After You Left(85)



‘I don’t know why she kept him from me, Evelyn!’ There is no getting over this. ‘Even if she did it for the right reasons, it amounts to dishonesty, doesn’t it? She let me go on believing something bad about him. She never gave me enough information so I could make up my own mind.’

A flash of rage and hate suddenly comes to me, but just as quickly, it dies back. It isn’t hatred; it’s just a profound sense of betrayal. When I was small, that was one thing. But when I got older, I had a right to the truth!

‘I’d be so curious when she said things like, You’re just like him! The way she said it: him. The venom! It was so odd being told you had something in common with someone you didn’t have the first clue about.’

‘I can’t really imagine,’ Evelyn says.

‘I confronted her when I was about fourteen, and she flew into a rage. All I was ever led to believe – he was a shit who left us for somebody else.’

‘I’m so sorry, Alice.’

I think of what Justin said on our first date. ‘I should have tried to find him. I must admit my own wrongdoing in all this. I was an adult. I didn’t need their permission. I should have gone looking for him so I could make up my own mind. Instead, I spent all that wasted energy on crappy relationships that were going nowhere, without realising my father was actually out there, so close by. I was too wrapped up in my own life . . . Then my mother got sick and had treatment, then the cancer came back in her liver, and then shortly after she died, my stepfather died. I was just so caught up . . . Running down to Stockport between working full-time . . .’ I recognise the inadequacy of my excuses.

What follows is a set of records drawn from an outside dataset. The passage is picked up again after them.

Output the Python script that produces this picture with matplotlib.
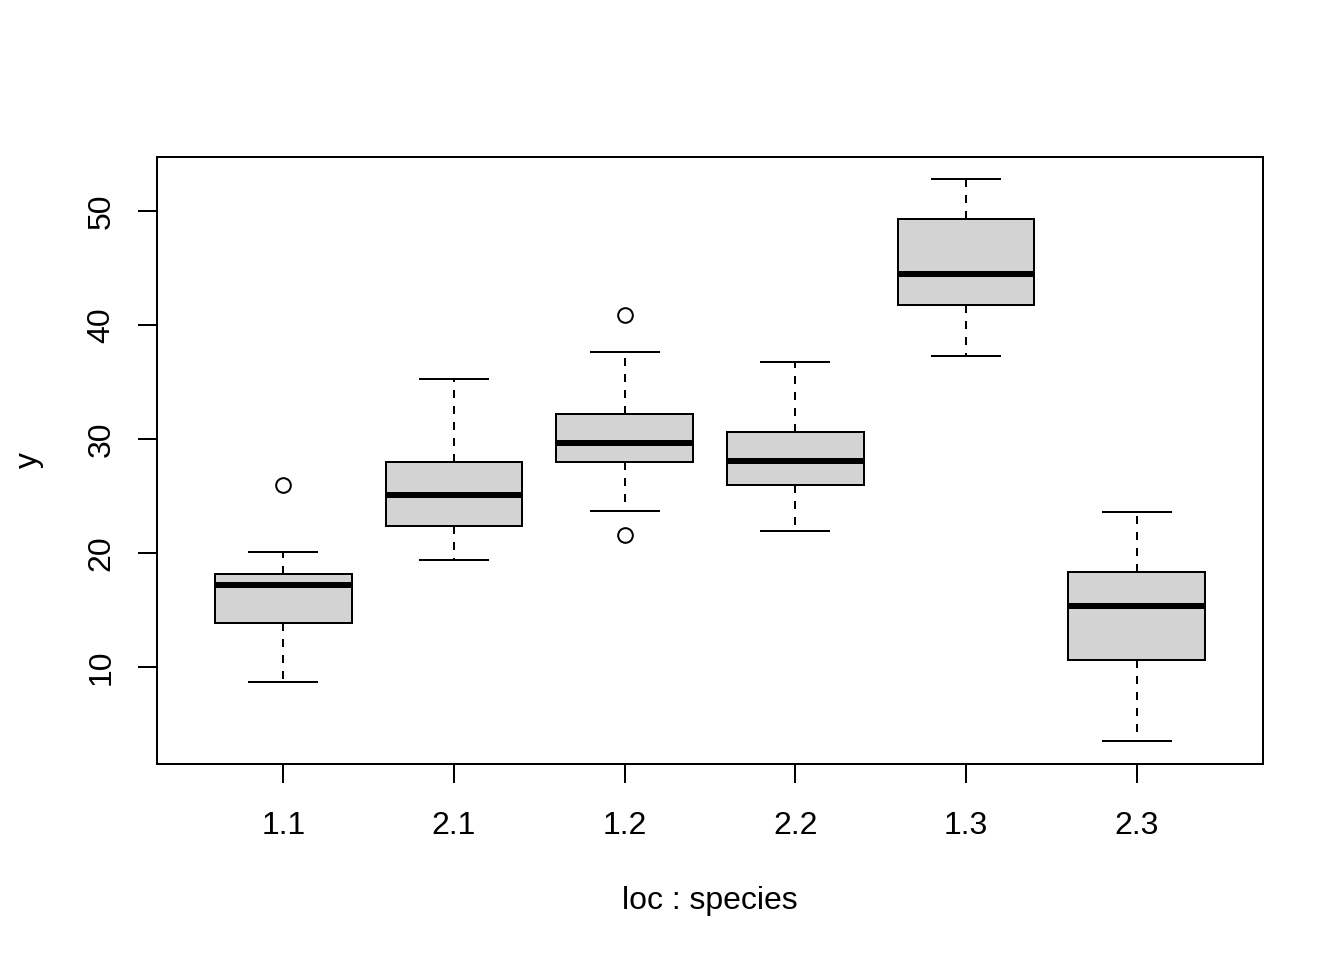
import matplotlib
matplotlib.use("Agg")
import matplotlib.pyplot as plt

# box statistics, one entry per group
groups = ["1.1", "2.1", "1.2", "2.2", "1.3", "2.3"]
whislo = [8.7, 19.4, 23.7, 21.9, 37.3, 3.5]
q1 = [13.9, 22.4, 28.0, 26.0, 41.8, 10.6]
med = [17.2, 25.1, 29.7, 28.1, 44.5, 15.4]
q3 = [18.2, 28.0, 32.2, 30.6, 49.3, 18.3]
whishi = [20.1, 35.3, 37.6, 36.8, 52.8, 23.6]
fliers = [[26.0], [], [40.9, 21.6], [], [], []]

plt.rcParams["font.family"] = ["Liberation Sans", "DejaVu Sans"]
plt.rcParams["font.size"] = 12

fig = plt.figure(figsize=(7, 5), dpi=192)
ax = fig.add_axes([157 / 1344, 1 - 764 / 960, (1263 - 157) / 1344, (764 - 157) / 960])

stats = []
for i, g in enumerate(groups):
    stats.append({
        "label": g,
        "whislo": whislo[i],
        "q1": q1[i],
        "med": med[i],
        "q3": q3[i],
        "whishi": whishi[i],
        "fliers": fliers[i],
    })

ax.bxp(
    stats,
    positions=range(1, len(groups) + 1),
    widths=0.8,
    capwidths=0.4,
    patch_artist=True,
    boxprops=dict(facecolor="#D3D3D3", edgecolor="black", linewidth=0.75),
    whiskerprops=dict(color="black", linewidth=0.75, linestyle=(0, (4, 4))),
    capprops=dict(color="black", linewidth=0.75),
    medianprops=dict(color="black", linewidth=2.25, solid_capstyle="butt"),
    flierprops=dict(marker="o", markerfacecolor="none", markeredgecolor="black",
                    markersize=5.5, markeredgewidth=0.75),
)

ax.set_xlim(0.26, 6.74)
ax.set_ylim(1.5, 54.75)
ax.set_yticks([10, 20, 30, 40, 50])
ax.set_xticks(range(1, len(groups) + 1))
ax.set_xticklabels(groups)

for s in ax.spines.values():
    s.set_linewidth(0.75)

ax.tick_params(axis="both", direction="out", length=7.2, width=0.75, labelsize=12)
ax.tick_params(axis="x", pad=10.3)
ax.tick_params(axis="y", pad=8, labelrotation=90)
for lab in ax.get_yticklabels():
    lab.set_va("center")

ax.set_xlabel("loc : species", labelpad=17)
ax.set_ylabel("y", labelpad=16)

fig.savefig("out.png", dpi=192)
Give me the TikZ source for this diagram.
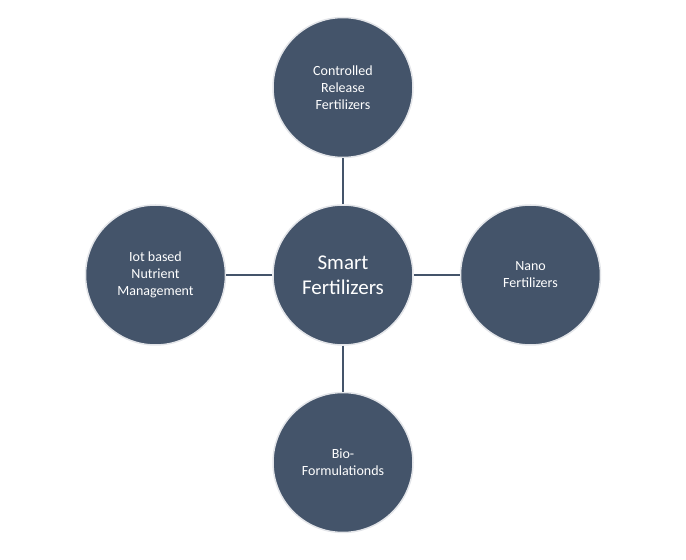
\documentclass[tikz,border=0pt]{standalone}
\usepackage{fontspec}
\setmainfont{Carlito}
\usetikzlibrary{positioning}
\definecolor{slate}{HTML}{44546A}
\begin{document}
\begin{tikzpicture}[x=1pt,y=1pt,node distance=46pt,
        hub/.style={circle, fill=slate, draw=white!85!slate, line width=1.5pt, minimum size=140pt, inner sep=2pt, align=center, text=white, font=\fontsize{14}{17}\selectfont},
        link/.style={draw=slate, line width=1.2pt}]
        \useasboundingbox (0,0) rectangle (686,560);

        \node[hub, font=\fontsize{21}{25}\selectfont]  (smart) at (343,285) {Smart\\Fertilizers};
        \node[hub]  (crf) [above=of smart] {Controlled\\Release\\Fertilizers};
        \node[hub]  (nano) [right=of smart] {Nano\\Fertilizers};
        \node[hub]  (bio) [below=of smart] {Bio-\\Formulationds};
        \node[hub]  (iot) [left=of smart] {Iot based\\Nutrient\\Management};

        \path[link]
          (smart) -- (crf)
          (smart) -- (nano)
          (smart) -- (bio)
          (smart) -- (iot);

      \end{tikzpicture}
\end{document}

‘I suppose I just kept thinking they must be right about him. In all these years, he never once tried to find me. I always thought there must be something he could have done to be in my life. I wanted him to move mountains to find me. I was his little girl!’

‘But now you know he did try.’

‘He was my blood, Evelyn.’ As Justin had so keenly reminded me. ‘He was part of me, and yet I never knew which part of me was like him, did I? Because I never got the chance to know. He’d done something wrong, yes. But he paid, didn’t he? His punishment was to never see me grow up.’

‘Alice, people are complicated beings. You will never truly know your mother’s side of things. I personally have never fully grasped why I am the way I am. Why I could never be happy. Why what I had wasn’t enough.’

I curl on her floor in a foetal ball, and she rests a hand on my hip. Just the sound of Evelyn’s voice is like cool ointment on a wound. ‘I think part of the reason I didn’t want to find him was in case it proved what I’d already thought – that he really didn’t care. I think it was plain fear. The fear of finding out for sure that I wasn’t worthy of being loved by my own blood parent.’

Justin had once hinted at this being at the root of my insecurity. I’d been horrified to think that my self-doubt was so transparent.

‘It’s a big thing to do. It’s something you have to be ready for. You can’t be pressured into it,’ Evelyn says. ‘Don’t focus on what you did or didn’t do. Just focus on what you can do now.’

‘Hmm . . . You’re a great one to give that advice, Evelyn!’

‘But I learnt from my mistakes, Alice! All that matters is what I’ve done about things, not that I let them nearly destroy me in the process. And you will do it all so differently.’

I swiped at tears. ‘I’m tired, Evelyn. I lost a husband and gained a father in such a minuscule time frame. It says something positive about life. But it’s taking some adjusting to, nonetheless.’

‘I think we should both try to get some rest. It’s been an emotional time.’

‘That’s the understatement of the century, isn’t it?’

She smiles. ‘You’re welcome to stay here tonight. The guest room is always made up.’

‘Thank you, Evelyn. I would like to stay the night. And thank you for something else.’

‘For what?’

‘For loving him the way you did. You’re an amazingly good woman. If it weren’t for you, I’d have assumed he was out there somewhere, maybe remarried, with another family – maybe another daughter whom he loved in my place. I’d never have known he was a lonely old man with dementia who would never remember me – not because he didn’t want to, but because he couldn’t help it. And the truth isn’t pretty, but it’s important. More important than what we choose to believe, and the reasons we choose to believe it.’

We are both too choked up to speak. People were wrong. Love wasn’t about never having to say you’re sorry. Love was forgiving. ‘I’m so pleased it was you that he loved.’ I take her hands in mine. ‘That he was lucky enough to have you love him. No matter how it turned out.’

‘And I’m so very pleased that he has a daughter as fine as you,’ she says.





THIRTY-NINE


‘I want to go somewhere loud and crazy and fun!’ I say to Sally as we trot down the Quayside’s cobbled path from the restaurant, looking for a bar to have a nightcap.

‘Okay.’ She hiccups from dinner. She’s a little drunk. It’s amazing how keen she is to go out at night now suddenly. Or perhaps she’s just being a good friend.